This weekend is BIG in America! It's the 4th of July, the holiday that celebrates our independence, our journey as a nation.
While you may not be celebrating at your house (depending on which continent you live), you're welcome to stay and celebrate with us. And while I can provide some photographs of our big day, the mouth-watering ribs and succulent corn-on-the-cob will have to be grilled and cooked over at your place!
If you decide to stay and celebrate with my family, you'll find yourself in the middle of 55,000 runners, 150,000 spectators, and 3,200 volunteers as we head to Atlanta for the 40th running of the Peachtree Road Race. This 10K race has been the mainstay of my summers since meeting my husband in 1989. No matter where we live, we try to get to Atlanta on that holiday.
Photo by National Geographic; Picnik Courtesy Me
One of the exciting things about this largest 10K on Earth is that people from all over the world descend on Atlanta to take part in this event, yet I've still randomly bumped into people I know and haven't seen in years!
Some people ask why the race is so important. If you're in the middle or back of the pack, you're definitely not vying for a fast finish. With so many feet pounding the pavement in front of, behind, and beside you, time is not a factor. Instead, you run it because you can! You are cheered on by thousands of spectators who line the route and by bands whose renditions of "Rocky" and other inspiring songs help you rise to the top of Cardiac Hill and make it one more mile to the finish line.
If you're there to watch, you have to get up early to cheer on those taking part in the wheelchair race. They begin at 6:55 a.m. sharp. Their strength and sheer willpower are amazing! Before you know it, the first men come racing by (and I do mean racing!), followed by the first female athletes. The fastest finishing time for a male is 27:04 and for a female 30:32. Ummm. Let me put this in perspective for you.... My fastest Peachtree time is about 54 minutes and that was while training for a marathon.
Here's a photo of Craig and me after that 2001 Peachtree Road Race:
Although running the Peachtree is definitely a fun experience, I still enjoy standing on the side with Hannah and cheering the runners on. Some of the people you see amaze you. There's usually a group of firefighters running in full gear. We're talking Atlanta humidity and heat. There's usually someone dressed up like the Statue of Liberty. And I'll never forget watching an older man several years in a row make his way slowly up the road with his number pinned to his shirt hours after the race was over, the barricades removed, and cars moving once again along the route. He never gave up!

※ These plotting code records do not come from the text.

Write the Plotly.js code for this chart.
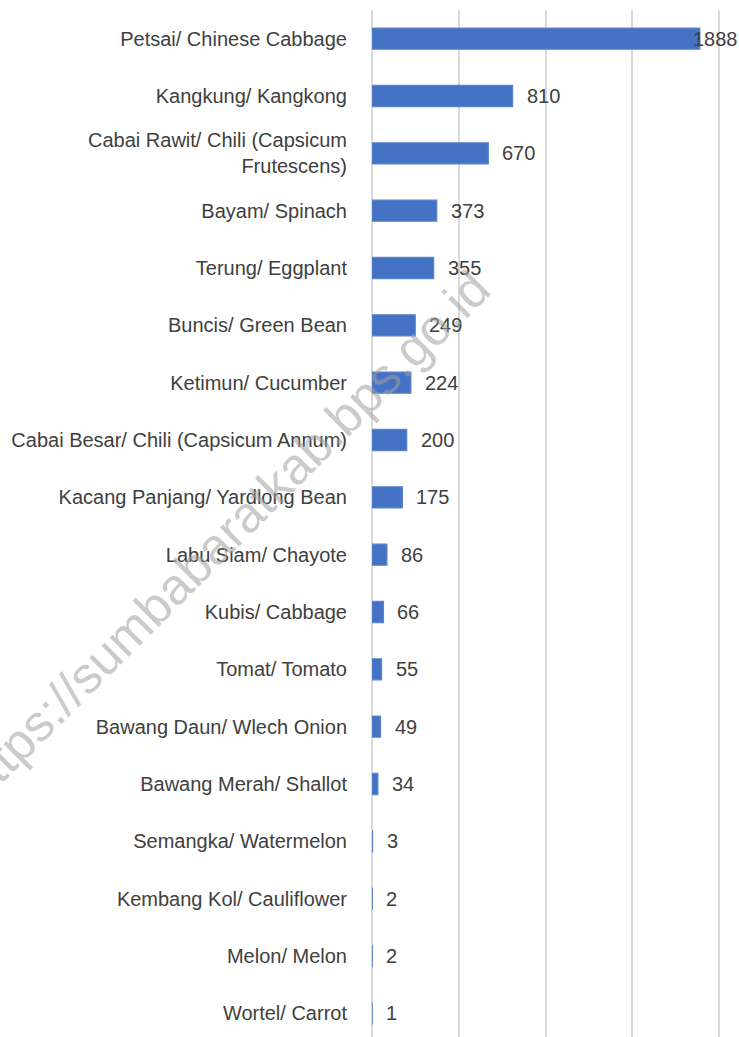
<!DOCTYPE html>
<html>
<head>
<meta charset="utf-8">
<script src="https://cdn.plot.ly/plotly-3.0.1.min.js"></script>
<style>html,body{margin:0;padding:0;background:#fff;overflow:hidden;}</style>
</head>
<body>
<div id="chart" style="width:739px;height:1042px;"></div>
<script>
const categories = [
  "Petsai/ Chinese Cabbage",
  "Kangkung/ Kangkong",
  "Cabai Rawit/ Chili (Capsicum<br>Frutescens)",
  "Bayam/ Spinach",
  "Terung/ Eggplant",
  "Buncis/ Green Bean",
  "Ketimun/ Cucumber",
  "Cabai Besar/ Chili (Capsicum Annum)",
  "Kacang Panjang/ Yardlong Bean",
  "Labu Siam/ Chayote",
  "Kubis/ Cabbage",
  "Tomat/ Tomato",
  "Bawang Daun/ Wlech Onion",
  "Bawang Merah/ Shallot",
  "Semangka/ Watermelon",
  "Kembang Kol/ Cauliflower",
  "Melon/ Melon",
  "Wortel/ Carrot"
];
const values = [1888, 810, 670, 373, 355, 249, 224, 200, 175, 86, 66, 55, 49, 34, 3, 2, 2, 1];
const watermark = "https://sumbabaratkab.bps.go.id";

const labelFont = {family: "Liberation Sans, Arial, sans-serif", size: 20, color: "#404040"};

const annotations = values.map((v, i) => ({
  x: v, y: categories[i], xref: "x", yref: "y",
  text: String(v), showarrow: false, xanchor: "left",
  xshift: v > 1800 ? -9 : 12, font: labelFont
}));
annotations.push({
  text: watermark, xref: "paper", yref: "paper",
  x: -0.424, y: 0.49, xanchor: "center", yanchor: "middle",
  showarrow: false, textangle: -45,
  font: {family: "Liberation Sans, Arial, sans-serif", size: 51, color: "rgba(160,160,160,0.55)"}
});

const trace = {
  type: "bar", orientation: "h",
  x: values, y: categories,
  marker: {color: "#4472C4", line: {color: "#5b84cc", width: 1.2}},
  hoverinfo: "none"
};

const layout = {
  width: 739, height: 1042,
  margin: {l: 372, r: 18, t: 10, b: 0},
  paper_bgcolor: "#fff", plot_bgcolor: "#fff",
  showlegend: false,
  bargap: 0.63,
  xaxis: {
    range: [0, 2010], dtick: 500, showticklabels: false,
    showgrid: true, gridcolor: "#d9d9d9", gridwidth: 2,
    zeroline: true, zerolinecolor: "#d9d9d9", zerolinewidth: 2,
    fixedrange: true
  },
  yaxis: {
    autorange: "reversed", tickfont: labelFont,
    ticklabelstandoff: 24, showgrid: false, zeroline: false,
    ticks: "", fixedrange: true
  },
  annotations: annotations
};

Plotly.newPlot("chart", [trace], layout, {displayModeBar: false, staticPlot: true});
</script>
</body>
</html>
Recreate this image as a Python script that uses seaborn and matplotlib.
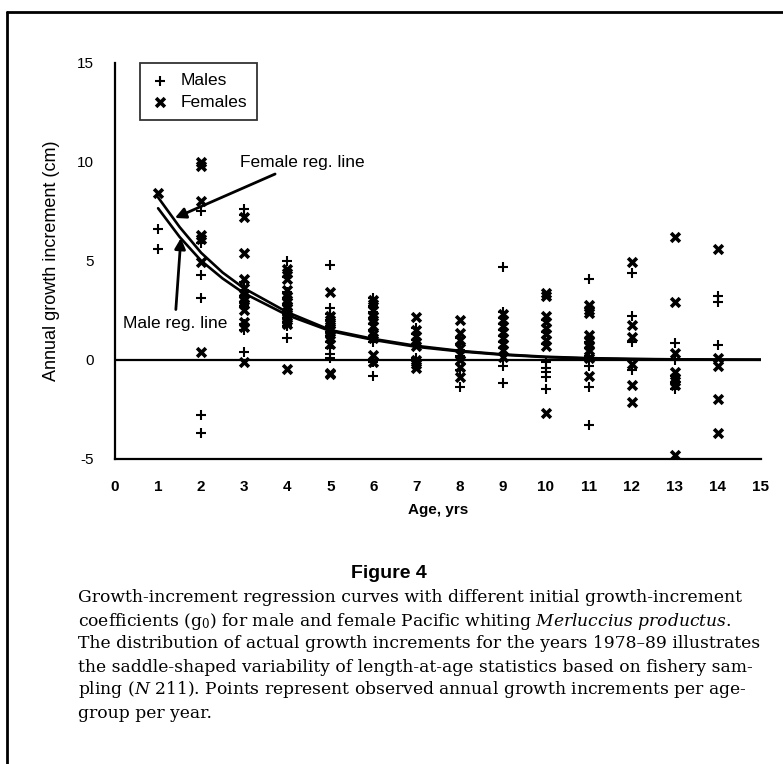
import numpy as np
import pandas as pd
import matplotlib
matplotlib.use("Agg")
import matplotlib.pyplot as plt
from matplotlib.lines import Line2D
import seaborn as sns

# ---------------- data ----------------
male_age = ([1] * 2 + [2] * 6 + [3] * 10 + [4] * 11 + [5] * 11 + [6] * 10 + [7] * 5
            + [8] * 6 + [9] * 11 + [10] * 8 + [11] * 7 + [12] * 4 + [13] * 5 + [14] * 3)
male_inc = [6.6, 5.6,
            7.5, 5.9, 4.3, 3.1, -2.8, -3.7,
            7.6, 7.3, 3.9, 3.5, 3.2, 2.9, 2.7, 1.8, 1.5, 0.4,
            5.0, 4.2, 3.4, 3.1, 2.8, 2.5, 2.3, 2.1, 1.9, 1.7, 1.1,
            4.8, 2.6, 2.3, 2.0, 1.7, 1.4, 1.2, 0.9, 0.6, 0.3, 0.1,
            3.1, 2.7, 2.4, 2.1, 1.8, 1.5, 1.2, 0.9, -0.1, -0.8,
            1.6, 1.3, 1.0, 0.8, 0.1,
            1.1, 0.8, 0.5, 0.2, -0.5, -1.36,
            4.67, 2.4, 2.1, 1.8, 1.5, 1.2, 0.9, 0.6, 0.3, -0.3, -1.2,
            2.0, 1.4, 0.8, -0.1, -0.4, -0.6, -0.85, -1.5,
            4.06, 0.9, 0.6, 0.2, -0.3, -1.36, -3.3,
            4.4, 2.2, 0.9, -0.5,
            0.83, 0.0, -0.8, -1.2, -1.5,
            3.2, 2.9, 0.74]

female_age = ([1] * 1 + [2] * 7 + [3] * 12 + [4] * 14 + [5] * 11 + [6] * 10 + [7] * 8
              + [8] * 8 + [9] * 8 + [10] * 9 + [11] * 9 + [12] * 6 + [13] * 8 + [14] * 5)
female_inc = [8.4,
              10.0, 9.8, 8.0, 6.3, 6.1, 4.95, 0.37,
              7.2, 5.4, 4.1, 3.6, 3.3, 3.1, 3.0, 2.8, 2.5, 1.9, 1.65, -0.1,
              4.6, 4.4, 4.1, 3.5, 3.2, 3.0, 2.9, 2.7, 2.6, 2.4, 2.2, 2.0, 1.8, -0.45,
              3.4, 2.2, 2.0, 1.8, 1.6, 1.5, 1.3, 1.1, 0.8, -0.65, -0.7,
              3.0, 2.8, 2.5, 2.2, 2.0, 1.7, 1.3, 1.1, 0.24, -0.1,
              2.14, 1.5, 1.2, 0.9, 0.7, 0.0, -0.2, -0.4,
              2.0, 1.35, 1.0, 0.6, 0.3, 0.0, -0.35, -0.86,
              2.3, 2.0, 1.7, 1.4, 1.1, 0.8, 0.5, 0.15,
              3.35, 3.2, 2.2, 1.9, 1.6, 1.3, 1.0, 0.7, -2.7,
              2.76, 2.5, 2.34, 1.25, 1.0, 0.75, 0.5, 0.07, -0.8,
              4.95, 1.75, 1.16, -0.24, -1.3, -2.15,
              6.2, 2.9, 0.32, -0.6, -0.9, -1.1, -1.3, -4.8,
              5.6, 0.07, -0.3, -2.0, -3.7]

line_age = [1.0, 1.5, 2.0, 2.5, 3.0, 4.0, 5.0, 6.0, 7.0, 8.0, 9.0, 10.0, 11.0, 12.0, 13.0, 14.0, 15.0]
female_line = [8.2, 6.7, 5.4, 4.4, 3.6, 2.4, 1.5, 1.05, 0.7, 0.45, 0.27, 0.15, 0.08, 0.04, 0.02, 0.01, 0.0]
male_line = [7.65, 6.2, 5.0, 4.1, 3.35, 2.25, 1.45, 1.0, 0.65, 0.42, 0.25, 0.13, 0.06, 0.03, 0.01, 0.0, 0.0]

x_ticks = list(range(0, 16))
y_ticks = [-5, 0, 5, 10, 15]

caption_title = "Figure 4"
caption_lines = [
    "Growth-increment regression curves with different initial growth-increment",
    r"coefficients (g$_0$) for male and female Pacific whiting $\it{Merluccius\ productus}$.",
    "The distribution of actual growth increments for the years 1978\u201389 illustrates",
    "the saddle-shaped variability of length-at-age statistics based on fishery sam-",
    r"pling ($\it{N}$ 211). Points represent observed annual growth increments per age-",
    "group per year.",
]

# ---------------- figure ----------------
sns.set_theme(style="white")
plt.rcParams["font.family"] = ["Liberation Sans", "DejaVu Sans"]
plt.rcParams["mathtext.fontset"] = "custom"
plt.rcParams["mathtext.rm"] = "DejaVu Serif"
plt.rcParams["mathtext.it"] = "DejaVu Serif:italic"
plt.rcParams["axes.unicode_minus"] = False
for k in ["text.color", "axes.labelcolor", "xtick.color", "ytick.color", "axes.edgecolor"]:
    plt.rcParams[k] = "black"

fig = plt.figure(figsize=(7.83, 7.64), dpi=100)
ax = fig.add_axes([0.1469, 0.3996, 0.825, 0.5183])

males = pd.DataFrame({"age": male_age, "inc": male_inc})
females = pd.DataFrame({"age": female_age, "inc": female_inc})

sns.scatterplot(data=males, x="age", y="inc", marker="+", s=60, color="black",
                linewidth=1.5, ax=ax, label="Males", zorder=3)
sns.scatterplot(data=females, x="age", y="inc", marker="x", s=40, color="black",
                linewidth=2.6, ax=ax, label="Females", zorder=3)

sns.lineplot(x=line_age, y=female_line, color="black", lw=1.9, ax=ax, zorder=4)
sns.lineplot(x=line_age, y=male_line, color="black", lw=1.9, ax=ax, zorder=4)
ax.axhline(0, color="black", lw=1.6, zorder=2)

ax.set_xlim(0, 15)
ax.set_ylim(-5, 15)
ax.set_xticks(x_ticks)
ax.set_yticks(y_ticks)
for s in ["top", "right"]:
    ax.spines[s].set_visible(False)
for s in ["left", "bottom"]:
    ax.spines[s].set_color("black")
    ax.spines[s].set_linewidth(1.6)
ax.tick_params(axis="x", direction="inout", length=9, width=1.4, pad=11, labelsize=11)
ax.tick_params(axis="y", direction="inout", length=9, width=1.4, pad=11, labelsize=11)
for t in ax.get_xticklabels():
    t.set_fontweight("bold")

ax.set_xlabel("Age, yrs", fontsize=11, fontweight="bold", labelpad=6)
ax.set_ylabel("Annual growth increment (cm)", fontsize=13, labelpad=12)

leg = ax.legend(loc="upper left", bbox_to_anchor=(0.039, 1.0), borderaxespad=0,
                frameon=True, fancybox=False, edgecolor="black", fontsize=12.5,
                handletextpad=0.6, borderpad=0.6, labelspacing=0.35, handlelength=1.1)
leg.get_frame().set_linewidth(1.3)

arrow = dict(arrowstyle="-|>", color="black", lw=2.0, mutation_scale=16,
             shrinkA=2, shrinkB=0)
ax.annotate("Female reg. line", xy=(1.39, 7.16), xytext=(2.9, 9.98),
            fontsize=12.5, va="center", ha="left", arrowprops=arrow)
ax.annotate("Male reg. line", xy=(1.53, 6.15), xytext=(1.39, 1.85),
            fontsize=12.5, va="center", ha="center", arrowprops=arrow)

# caption
fig.text(0.497, 1 - 573 / 764, caption_title, ha="center", va="center",
         fontsize=14, fontweight="bold")
for i, line in enumerate(caption_lines):
    fig.text(78 / 783, 1 - (598 + 23 * i) / 764, line, ha="left", va="center",
             fontsize=12.3, family="DejaVu Serif")

# outer frame (left and top)
fig.add_artist(Line2D([0.009, 0.009], [0.0, 0.984], transform=fig.transFigure,
                      color="black", lw=2))
fig.add_artist(Line2D([0.009, 1.0], [0.984, 0.984], transform=fig.transFigure,
                      color="black", lw=2))

fig.savefig("out.png", dpi=100)
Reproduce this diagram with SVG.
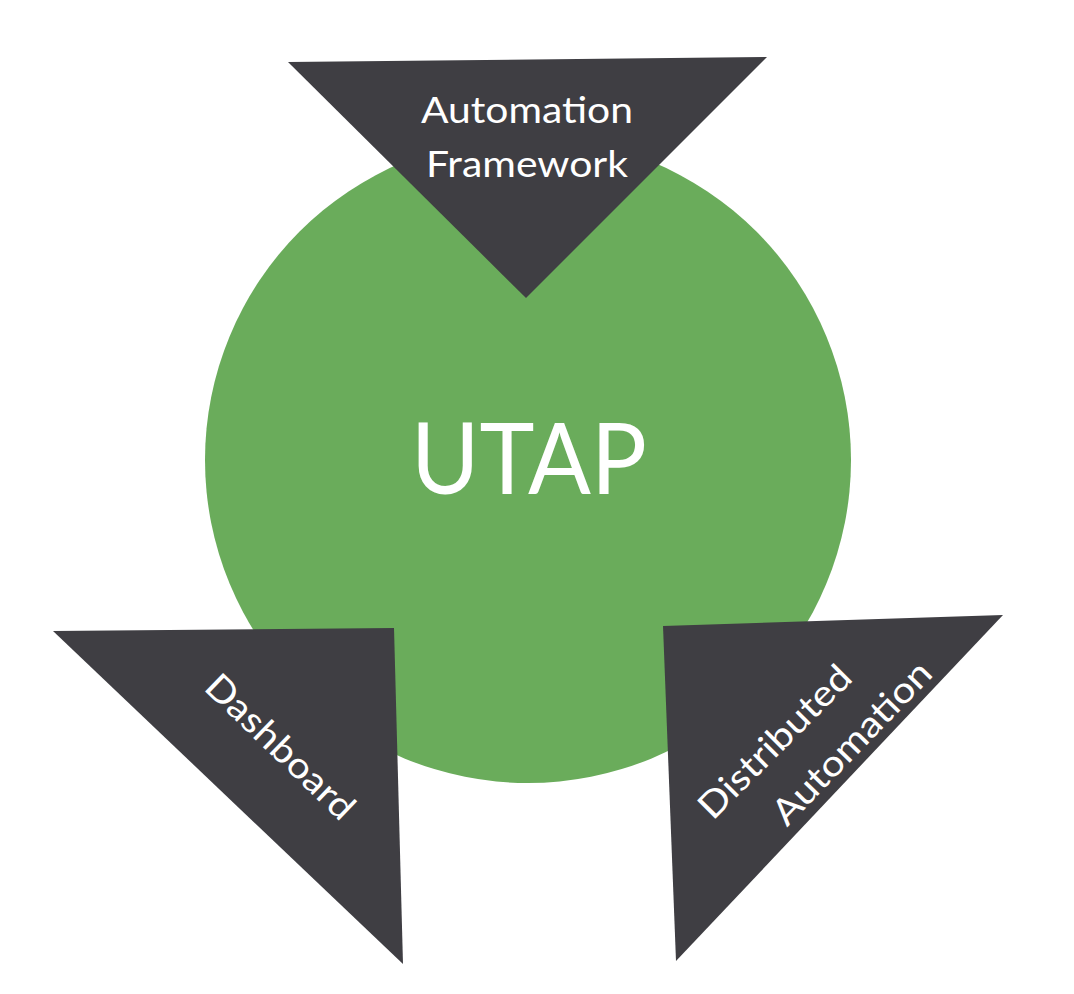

While I have crossed the Peachtree finish line five times, my husband will be making this his 20th Peachtree Road Race. He's only missed three since his first race in 1987! (Go, Craig!) Here are all of his t-shirts from those 19 races!
We usually have friends join us from all over the country. When we do, we take time to "stoop" (or hang out on the front steps) after the race. This picture is from one of my non-race years when we brought Hannah with us. (Sorry about the poor photo quality. I snapped a quick picture of it this morning).
The day won't be over until we've lunched at Houston's and later taken a well-deserved nap.
I hope you've enjoyed a run-down of what's in store for our 4th of July! If you plan to be on Peachtree that day, let me know; I'd love to see you!